Morton himself is generally considered to be the first jazz composer and arranger, well-known for his many compositions as well as for the meticulous care with which he orchestrated the performances of his Red Hot Peppers. Morton’s Red Hot Peppers sessions, recorded in Chicago in 1926 and 1927, are generally thought to be the best existing recorded representation of New Orleans jazz.
Joe “King” Oliver is another legendary figure in the development of traditional jazz and is also known as the mentor of Louis Armstrong. Oliver, Armstrong, Morton, and a host of other musicians from the Crescent City ended up in Chicago during the 1920s. This was partly due to the closing of the legendary Storyville District in New Orleans by the U.S. Navy during the U.S. involvement in World War I, though it was not the only factor that led to the migration.
Migration to Chicago and the Birth of Recorded Jazz
The first generally recognized jazz recording was made in 1917 by the Original Dixieland Jass Band, a white band from New Orleans who cut their record, “Livery Stable Blues” in New York. Of course, jazz was being simultaneously created by a large number of black musicians in New Orleans but these musicians were not recorded due to the lack of recording facilities in that city. Joe Oliver went to Chicago in part because of the opportunity to be recorded there. Cornetist Freddy Keppard was to have been the first recorded jazz musician, but he turned down the offer, reportedly because he was afraid other musicians would steal his ideas from the recordings.

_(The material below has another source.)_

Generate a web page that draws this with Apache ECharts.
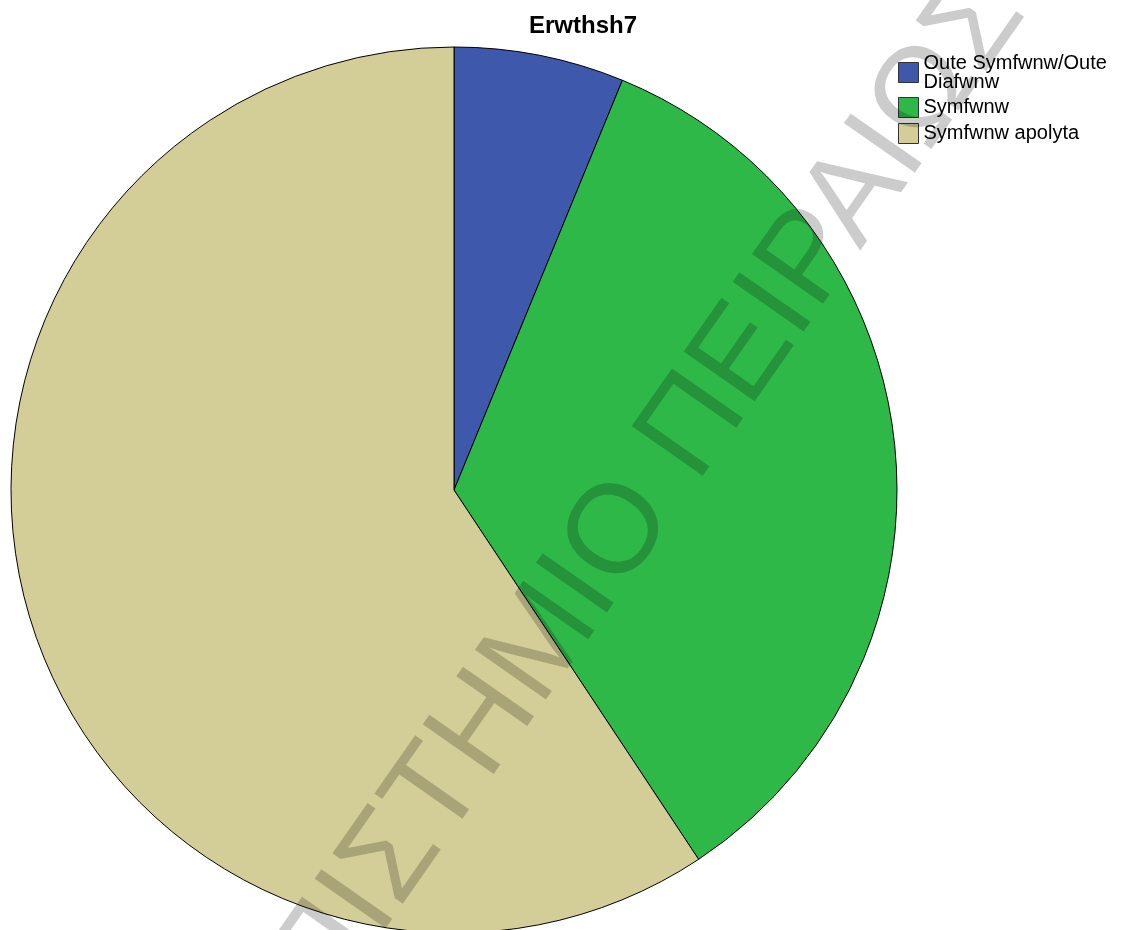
<!DOCTYPE html>
<html>
<head>
<meta charset="utf-8">
<script src="https://cdn.jsdelivr.net/npm/echarts@6/dist/echarts.min.js"></script>
<style>
html,body{margin:0;padding:0;background:#fff;}
#chart{width:1129px;height:930px;}
</style>
</head>
<body>
<div id="chart"></div>
<script>
const titleText = 'Erwthsh7';
const categories = ['Oute Symfwnw/Oute Diafwnw', 'Symfwnw', 'Symfwnw apolyta'];
const legendLabels = ['Oute Symfwnw/Oute\nDiafwnw', 'Symfwnw', 'Symfwnw apolyta'];
const values = [9, 50, 86];
const colors = ['#3e58ac', '#2eb848', '#d3ce97'];
const watermark = 'ΠΑΝΕΠΙΣΤΗΜΙΟ ΠΕΙΡΑΙΩΣ';

const chart = echarts.init(document.getElementById('chart'), null, {renderer: 'canvas'});
const data = categories.map((c, i) => ({name: c, value: values[i], itemStyle: {color: colors[i]}}));
const labelMap = {};
categories.forEach((c, i) => labelMap[c] = legendLabels[i]);

chart.setOption({
  animation: false,
  backgroundColor: '#ffffff',
  title: {
    text: titleText,
    left: 524,
    top: 9,
    textStyle: {fontFamily: 'Liberation Sans', fontSize: 24, fontWeight: 'bold', color: '#000'}
  },
  legend: {
    orient: 'vertical',
    left: 898,
    top: 53,
    padding: 0,
    itemWidth: 20,
    itemHeight: 20,
    itemGap: 5,
    icon: 'rect',
    selectedMode: false,
    data: categories,
    formatter: n => labelMap[n],
    itemStyle: {borderColor: '#333', borderWidth: 1},
    textStyle: {fontFamily: 'Liberation Sans', fontSize: 20, lineHeight: 19, color: '#000'}
  },
  series: [{
    type: 'pie',
    center: [454, 490],
    radius: 443,
    startAngle: 90,
    clockwise: true,
    label: {show: false},
    labelLine: {show: false},
    emphasis: {disabled: true},
    itemStyle: {borderColor: '#000', borderWidth: 1},
    data: data
  }],
  graphic: [{
    type: 'text',
    x: 548,
    y: 636,
    rotation: 55 * Math.PI / 180,
    z: 100,
    silent: true,
    style: {
      text: watermark,
      x: 0, y: 0,
      align: 'center',
      verticalAlign: 'middle',
      font: '126px "Liberation Sans"',
      fill: 'rgba(0,0,0,0.2)'
    }
  }]
});
</script>
</body>
</html>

Louis Armstrong arrived in Chicago to play in Joe Oliver’s band, but he was invited to join the Fletcher Henderson band a short time later in New York. Returning to Chicago, Armstrong cut his legendary Hot Fives and Hot Sevens recordings and forever transformed jazz music. Armstrong’s conception placed the soloist at the center of jazz music, a concept that was foreign to those familiar with contrapuntal New Orleans groups. On numbers like “West End Blues” and “Potato Head Blues” Armstrong blew solos of such incredible force and originality that others quickly followed in his footsteps.
The Jazz Age
The 1920s are generally referred to as “The Jazz Age”, and the ’20s are usually thought of as the first truly modern decade, with traditional jazz as the soundtrack. Everything was seemingly done to excess. Women’s fashions became scandalous, loose and scanty, with hemlines nearing the knees, which had been unthinkable only a few years previous.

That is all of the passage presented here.